Diaz and Roberto Hegeler, CEO of CGI stock photography house Maground, which does both virtual and real settings and something called CGI HDR (high dynamic range) domes — one of the terms that zoomed over my head like so many CGI star fighters — sold me on CGI, though I think can still tell when a car is real and when it’s margarine. An apologia, though: I am sure in a day or two some of you will have populated the comment section below with reposts around “ain't nothin' like the real thing, baby.”   

But, as Diaz pointed out, sometimes that “real thing” just isn't handy, especially if the campaign you need it for is for a vehicle that isn’t even here yet, officially. "Sometimes they just aren't available. And using beauty images composed of CGI makes for a better process. And we are able to create specific locations. Having access to thousands of images we create the locations and create mood for that."

Diaz says the benefit of the easy interface is that you now have creatives working on it who understand it. “Not some computer guy deeply into a program that needs two days to make changes." He says that having access to thousands of images on a relatively fluid user-friendly platform makes anything possible, and allows meshing of real and virtual, which is meat and potatoes work for companies like Maground, of which Mercedes-Benz is a client. 

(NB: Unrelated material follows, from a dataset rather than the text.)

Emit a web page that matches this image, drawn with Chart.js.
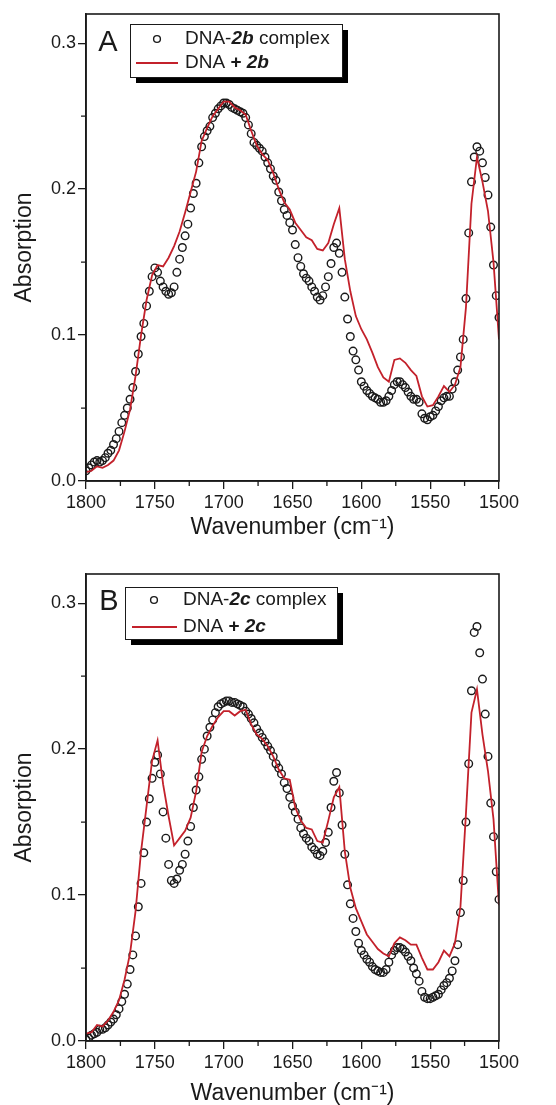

"A friend of mine does shooting for BMW, and afterward both (CGI images and photos) go to same pipeline," says Diaz. Which means you can alter the real car, change its environment and futz with reflections, shadows, even how much mud is on the wheel faring (critical for off-road pitches) and, of course the background. 

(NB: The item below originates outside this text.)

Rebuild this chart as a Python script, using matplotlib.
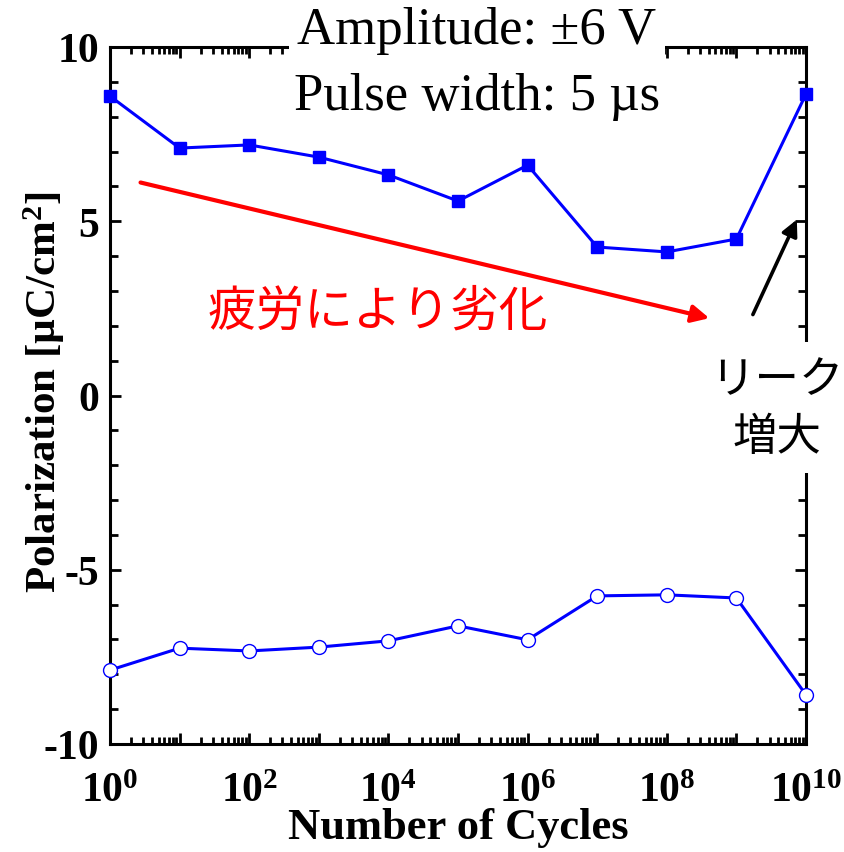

Maground’s Hegeler said that like most stock photo companies, his has a huge archive of real photographic setting images garnered from a global network of photographers. "What we like to do is enhance detail, things like color, shadows. We get as close as possible to real.” Maground is working with a lot of automakers and brands from  other categories. And the demand is what drove them to set up a shop in the U.S. Now can we get a shot of that E-Class sedan orbiting Klaatu while battling the insect-like Blortz, please?